14 de mai. de 2020

Conto: "De baixo para cima"


  



      As notícias do início do ano não eram das melhores para Ribamar. Garçom em um restaurante de médio porte situado na periferia de uma cidade do interior de São Paulo, o migrante nordestino estava vendo seu emprego ruir por conta da pandemia do Coronavírus. Alguns dos seus colegas conseguiram adaptar-se à nova realidade, realizando os deliverys com suas motocicletas para o próprio lugar onde trabalhavam. Porém, os planos do jovem alagoano era conseguir a habilitação ainda no fim do ano. Havia cinco dias que estava demitido temporariamente, com a promessa de regresso quando tudo "voltasse aos eixos". Sim, esta foi a expressão usada pelo patrão com semblante contrariado, mas sem muitas alternativas para outras soluções.

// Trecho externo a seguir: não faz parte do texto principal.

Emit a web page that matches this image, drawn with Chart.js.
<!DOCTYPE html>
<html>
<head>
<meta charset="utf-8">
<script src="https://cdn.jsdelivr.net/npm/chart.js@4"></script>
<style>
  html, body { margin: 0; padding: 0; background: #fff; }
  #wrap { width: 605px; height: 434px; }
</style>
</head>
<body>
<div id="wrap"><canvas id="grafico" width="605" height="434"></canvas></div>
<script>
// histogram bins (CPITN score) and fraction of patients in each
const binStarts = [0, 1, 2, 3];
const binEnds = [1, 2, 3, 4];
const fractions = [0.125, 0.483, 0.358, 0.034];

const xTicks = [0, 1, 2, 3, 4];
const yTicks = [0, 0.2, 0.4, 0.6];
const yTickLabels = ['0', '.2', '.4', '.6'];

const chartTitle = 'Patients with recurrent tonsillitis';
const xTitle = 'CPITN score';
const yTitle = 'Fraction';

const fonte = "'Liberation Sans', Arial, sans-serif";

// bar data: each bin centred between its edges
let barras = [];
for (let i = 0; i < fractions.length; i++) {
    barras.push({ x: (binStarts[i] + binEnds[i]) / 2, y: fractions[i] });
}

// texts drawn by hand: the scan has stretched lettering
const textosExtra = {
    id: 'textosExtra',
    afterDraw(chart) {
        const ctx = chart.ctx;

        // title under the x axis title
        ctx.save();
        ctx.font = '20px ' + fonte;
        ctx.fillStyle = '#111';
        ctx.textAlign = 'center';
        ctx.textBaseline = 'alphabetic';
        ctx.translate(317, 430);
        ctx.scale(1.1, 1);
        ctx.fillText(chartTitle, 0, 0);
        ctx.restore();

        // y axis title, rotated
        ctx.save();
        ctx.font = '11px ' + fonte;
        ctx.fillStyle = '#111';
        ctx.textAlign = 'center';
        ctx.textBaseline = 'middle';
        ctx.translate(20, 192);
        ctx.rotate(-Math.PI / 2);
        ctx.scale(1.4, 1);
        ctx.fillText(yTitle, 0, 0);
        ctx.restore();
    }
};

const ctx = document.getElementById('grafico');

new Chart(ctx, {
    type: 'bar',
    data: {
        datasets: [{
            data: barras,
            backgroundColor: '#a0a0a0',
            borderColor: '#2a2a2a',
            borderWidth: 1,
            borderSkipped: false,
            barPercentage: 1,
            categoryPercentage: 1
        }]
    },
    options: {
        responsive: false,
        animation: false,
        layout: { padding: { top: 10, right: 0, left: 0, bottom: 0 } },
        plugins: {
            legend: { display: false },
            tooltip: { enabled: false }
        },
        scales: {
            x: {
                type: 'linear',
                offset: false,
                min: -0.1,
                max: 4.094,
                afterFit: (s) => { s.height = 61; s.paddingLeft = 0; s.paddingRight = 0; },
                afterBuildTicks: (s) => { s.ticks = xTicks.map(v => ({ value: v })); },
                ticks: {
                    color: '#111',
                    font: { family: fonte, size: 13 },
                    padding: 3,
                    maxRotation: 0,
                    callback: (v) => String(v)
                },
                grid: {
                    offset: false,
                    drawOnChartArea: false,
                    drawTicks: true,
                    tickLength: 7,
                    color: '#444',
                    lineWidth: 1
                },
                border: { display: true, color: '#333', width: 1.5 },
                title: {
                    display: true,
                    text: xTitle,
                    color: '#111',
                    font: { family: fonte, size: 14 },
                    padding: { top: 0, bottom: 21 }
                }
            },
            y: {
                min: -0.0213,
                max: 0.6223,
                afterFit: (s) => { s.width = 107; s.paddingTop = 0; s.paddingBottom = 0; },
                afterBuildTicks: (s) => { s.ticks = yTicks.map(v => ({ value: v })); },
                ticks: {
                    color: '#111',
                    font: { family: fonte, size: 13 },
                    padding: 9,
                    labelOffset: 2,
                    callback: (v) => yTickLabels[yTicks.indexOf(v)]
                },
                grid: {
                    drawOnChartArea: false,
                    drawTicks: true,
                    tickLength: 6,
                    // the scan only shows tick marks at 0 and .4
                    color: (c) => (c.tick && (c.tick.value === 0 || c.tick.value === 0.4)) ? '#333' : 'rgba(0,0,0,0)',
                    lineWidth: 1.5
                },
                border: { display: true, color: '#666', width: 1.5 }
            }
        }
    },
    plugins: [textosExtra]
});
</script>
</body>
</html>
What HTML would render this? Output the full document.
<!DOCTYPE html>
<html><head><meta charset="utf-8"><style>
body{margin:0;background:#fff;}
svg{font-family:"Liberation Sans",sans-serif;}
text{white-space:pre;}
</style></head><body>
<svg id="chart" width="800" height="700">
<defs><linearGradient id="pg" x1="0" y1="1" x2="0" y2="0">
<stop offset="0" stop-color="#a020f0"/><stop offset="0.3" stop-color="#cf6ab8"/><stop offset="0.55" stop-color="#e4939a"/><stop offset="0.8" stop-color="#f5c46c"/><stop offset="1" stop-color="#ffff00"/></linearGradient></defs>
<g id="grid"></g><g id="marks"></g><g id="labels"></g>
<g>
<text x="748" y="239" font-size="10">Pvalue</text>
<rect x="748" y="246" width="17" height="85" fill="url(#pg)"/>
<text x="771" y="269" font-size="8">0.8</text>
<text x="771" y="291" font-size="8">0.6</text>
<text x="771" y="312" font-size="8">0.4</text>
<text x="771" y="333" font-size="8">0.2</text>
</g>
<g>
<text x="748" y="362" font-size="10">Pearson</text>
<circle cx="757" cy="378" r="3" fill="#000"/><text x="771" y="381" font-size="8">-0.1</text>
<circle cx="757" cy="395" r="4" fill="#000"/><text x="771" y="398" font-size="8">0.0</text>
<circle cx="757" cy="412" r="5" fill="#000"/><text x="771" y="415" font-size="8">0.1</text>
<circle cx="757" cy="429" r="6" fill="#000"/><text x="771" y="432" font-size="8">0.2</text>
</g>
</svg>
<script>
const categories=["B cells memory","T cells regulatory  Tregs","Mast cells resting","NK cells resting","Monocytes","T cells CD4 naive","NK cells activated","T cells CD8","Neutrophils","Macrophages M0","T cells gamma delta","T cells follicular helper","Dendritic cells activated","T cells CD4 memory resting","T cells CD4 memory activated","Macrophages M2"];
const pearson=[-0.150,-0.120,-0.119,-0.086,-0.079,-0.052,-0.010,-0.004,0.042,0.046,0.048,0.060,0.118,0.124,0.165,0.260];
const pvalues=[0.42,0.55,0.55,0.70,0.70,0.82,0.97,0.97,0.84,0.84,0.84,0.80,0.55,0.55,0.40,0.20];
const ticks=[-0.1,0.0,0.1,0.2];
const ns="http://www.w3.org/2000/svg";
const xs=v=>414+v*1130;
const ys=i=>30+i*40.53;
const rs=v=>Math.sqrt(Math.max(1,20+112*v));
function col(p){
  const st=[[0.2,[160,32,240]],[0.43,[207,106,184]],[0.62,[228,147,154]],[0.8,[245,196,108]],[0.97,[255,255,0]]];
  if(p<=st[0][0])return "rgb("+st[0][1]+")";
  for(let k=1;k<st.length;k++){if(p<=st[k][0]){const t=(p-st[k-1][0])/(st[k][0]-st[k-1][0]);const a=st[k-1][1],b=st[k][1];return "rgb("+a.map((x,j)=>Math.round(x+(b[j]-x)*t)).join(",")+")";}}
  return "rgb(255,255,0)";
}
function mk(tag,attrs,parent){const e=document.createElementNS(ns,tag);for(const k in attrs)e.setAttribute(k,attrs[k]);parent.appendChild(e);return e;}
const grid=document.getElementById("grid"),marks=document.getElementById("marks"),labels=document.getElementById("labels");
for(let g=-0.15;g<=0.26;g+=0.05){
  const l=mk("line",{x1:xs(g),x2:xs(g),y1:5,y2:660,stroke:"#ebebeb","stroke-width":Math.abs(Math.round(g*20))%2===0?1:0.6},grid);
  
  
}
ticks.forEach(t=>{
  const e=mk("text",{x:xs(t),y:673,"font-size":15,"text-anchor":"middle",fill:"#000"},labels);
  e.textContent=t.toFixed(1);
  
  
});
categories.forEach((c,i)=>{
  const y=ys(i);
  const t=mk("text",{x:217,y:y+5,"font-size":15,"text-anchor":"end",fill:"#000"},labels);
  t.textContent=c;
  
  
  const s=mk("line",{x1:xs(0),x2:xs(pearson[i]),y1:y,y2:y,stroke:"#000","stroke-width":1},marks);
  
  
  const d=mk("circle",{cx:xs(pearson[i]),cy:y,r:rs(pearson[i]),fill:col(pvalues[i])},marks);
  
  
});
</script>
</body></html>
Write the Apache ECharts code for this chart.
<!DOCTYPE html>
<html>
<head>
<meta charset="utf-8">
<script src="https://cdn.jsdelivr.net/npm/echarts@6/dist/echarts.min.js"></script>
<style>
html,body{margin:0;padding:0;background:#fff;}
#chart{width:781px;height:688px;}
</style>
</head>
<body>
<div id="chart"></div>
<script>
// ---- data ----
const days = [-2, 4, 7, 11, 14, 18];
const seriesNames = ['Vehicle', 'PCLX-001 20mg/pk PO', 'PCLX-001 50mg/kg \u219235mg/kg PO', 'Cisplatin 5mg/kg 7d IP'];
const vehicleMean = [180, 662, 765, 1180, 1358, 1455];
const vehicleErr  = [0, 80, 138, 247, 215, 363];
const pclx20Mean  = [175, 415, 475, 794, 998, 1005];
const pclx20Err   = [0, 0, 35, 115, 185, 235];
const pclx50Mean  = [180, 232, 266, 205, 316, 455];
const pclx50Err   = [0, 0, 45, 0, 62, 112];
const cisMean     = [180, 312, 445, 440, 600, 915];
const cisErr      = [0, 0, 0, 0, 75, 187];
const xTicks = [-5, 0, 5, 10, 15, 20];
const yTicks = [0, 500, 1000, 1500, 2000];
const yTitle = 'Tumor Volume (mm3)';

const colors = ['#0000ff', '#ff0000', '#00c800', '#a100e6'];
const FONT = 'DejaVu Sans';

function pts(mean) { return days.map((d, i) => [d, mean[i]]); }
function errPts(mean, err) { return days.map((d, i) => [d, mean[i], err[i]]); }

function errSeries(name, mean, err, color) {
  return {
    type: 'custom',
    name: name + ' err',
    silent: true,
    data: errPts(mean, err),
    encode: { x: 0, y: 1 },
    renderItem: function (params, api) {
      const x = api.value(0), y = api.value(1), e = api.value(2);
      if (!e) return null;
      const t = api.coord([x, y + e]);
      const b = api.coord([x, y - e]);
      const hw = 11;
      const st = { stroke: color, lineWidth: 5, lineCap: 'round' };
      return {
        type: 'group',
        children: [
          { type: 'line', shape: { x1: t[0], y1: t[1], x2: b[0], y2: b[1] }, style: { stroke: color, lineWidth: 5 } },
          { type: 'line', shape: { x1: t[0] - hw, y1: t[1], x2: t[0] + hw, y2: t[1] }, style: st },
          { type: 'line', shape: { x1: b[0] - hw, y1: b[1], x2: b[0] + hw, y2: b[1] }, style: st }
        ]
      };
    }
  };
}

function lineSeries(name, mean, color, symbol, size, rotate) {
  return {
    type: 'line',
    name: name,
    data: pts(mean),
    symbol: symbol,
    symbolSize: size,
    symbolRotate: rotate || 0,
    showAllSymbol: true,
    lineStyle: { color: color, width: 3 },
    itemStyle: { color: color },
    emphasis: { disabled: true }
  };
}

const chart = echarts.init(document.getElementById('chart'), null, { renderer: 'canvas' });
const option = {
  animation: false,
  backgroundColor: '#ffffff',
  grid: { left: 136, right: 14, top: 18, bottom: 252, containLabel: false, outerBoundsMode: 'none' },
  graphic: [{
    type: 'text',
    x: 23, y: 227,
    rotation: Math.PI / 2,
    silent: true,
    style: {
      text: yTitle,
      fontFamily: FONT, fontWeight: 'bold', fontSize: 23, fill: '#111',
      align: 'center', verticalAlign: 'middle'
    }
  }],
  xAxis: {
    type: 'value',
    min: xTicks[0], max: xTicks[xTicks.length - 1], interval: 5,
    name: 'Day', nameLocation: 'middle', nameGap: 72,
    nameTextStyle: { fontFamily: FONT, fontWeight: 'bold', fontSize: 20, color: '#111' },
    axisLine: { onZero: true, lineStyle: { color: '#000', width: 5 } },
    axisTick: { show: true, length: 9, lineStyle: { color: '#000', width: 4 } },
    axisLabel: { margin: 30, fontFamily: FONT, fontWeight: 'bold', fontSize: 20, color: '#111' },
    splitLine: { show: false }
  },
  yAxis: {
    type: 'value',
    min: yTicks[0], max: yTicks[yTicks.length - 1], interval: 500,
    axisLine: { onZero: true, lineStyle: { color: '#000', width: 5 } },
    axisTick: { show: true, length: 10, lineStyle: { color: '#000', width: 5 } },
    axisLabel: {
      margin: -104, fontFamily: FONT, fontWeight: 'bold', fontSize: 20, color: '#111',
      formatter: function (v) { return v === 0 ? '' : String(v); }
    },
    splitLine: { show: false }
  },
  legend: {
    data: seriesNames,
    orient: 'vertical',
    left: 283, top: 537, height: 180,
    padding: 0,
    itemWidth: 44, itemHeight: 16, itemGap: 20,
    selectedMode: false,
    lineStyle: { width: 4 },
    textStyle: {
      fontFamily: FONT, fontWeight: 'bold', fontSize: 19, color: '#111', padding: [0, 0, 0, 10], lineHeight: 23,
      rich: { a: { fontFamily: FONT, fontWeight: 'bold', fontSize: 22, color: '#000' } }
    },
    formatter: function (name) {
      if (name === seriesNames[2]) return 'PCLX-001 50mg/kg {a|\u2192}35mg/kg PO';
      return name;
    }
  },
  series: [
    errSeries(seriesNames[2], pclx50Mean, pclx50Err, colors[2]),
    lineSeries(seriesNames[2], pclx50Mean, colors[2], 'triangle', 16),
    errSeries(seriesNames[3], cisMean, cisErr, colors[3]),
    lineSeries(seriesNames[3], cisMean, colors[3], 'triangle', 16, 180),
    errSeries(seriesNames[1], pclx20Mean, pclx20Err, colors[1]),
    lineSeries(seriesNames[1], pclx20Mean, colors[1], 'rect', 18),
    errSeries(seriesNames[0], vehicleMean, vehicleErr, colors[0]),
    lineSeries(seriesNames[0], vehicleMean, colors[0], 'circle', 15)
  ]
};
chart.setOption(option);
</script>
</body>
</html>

    Em casa, no fim de mais um dia de dúvidas, aflição e desesperança, sentou-se ao lado da escrivaninha que ficava encostada à janela. Soprava um vento diferente, daqueles que serviam para dar boas vindas ao inverno. Sobre o móvel, encontravam-se boletos de água, luz, cartão de crédito. Olhou para o céu e clamou em pensamento por um sinal divino, algo que viesse de cima para baixo, em forma de acalento. Pensativo, questionou a existência de Deus e concluiu o quanto era insignificante: sentiu-se do tamanho de um vírus diante da imensidão do universo. Olhou o céu por mais cinco minutos, aguardando o sinal. Nada. A esposa, cansada dos serviços domésticos, cochilava no sofá.

   E aí, rompendo sua meditação pessimista, uma voz infantil balbuciou palavras incompreensíveis, e duas mãozinhas pequeninas escalaram sua canela até os joelhos, almejando seu colo. Foi então que percebeu o quanto era importante, e nos olhos do filho, não teve dúvidas quanto à existência do Criador. O sinal que tanto pediu, não veio de cima para baixo, mas no sentido inverso, exatamente para mostrar sua relevância. Abraçou o guri e o beijou na testa. Amanhã há de ser um dia melhor... Com fé em Deus!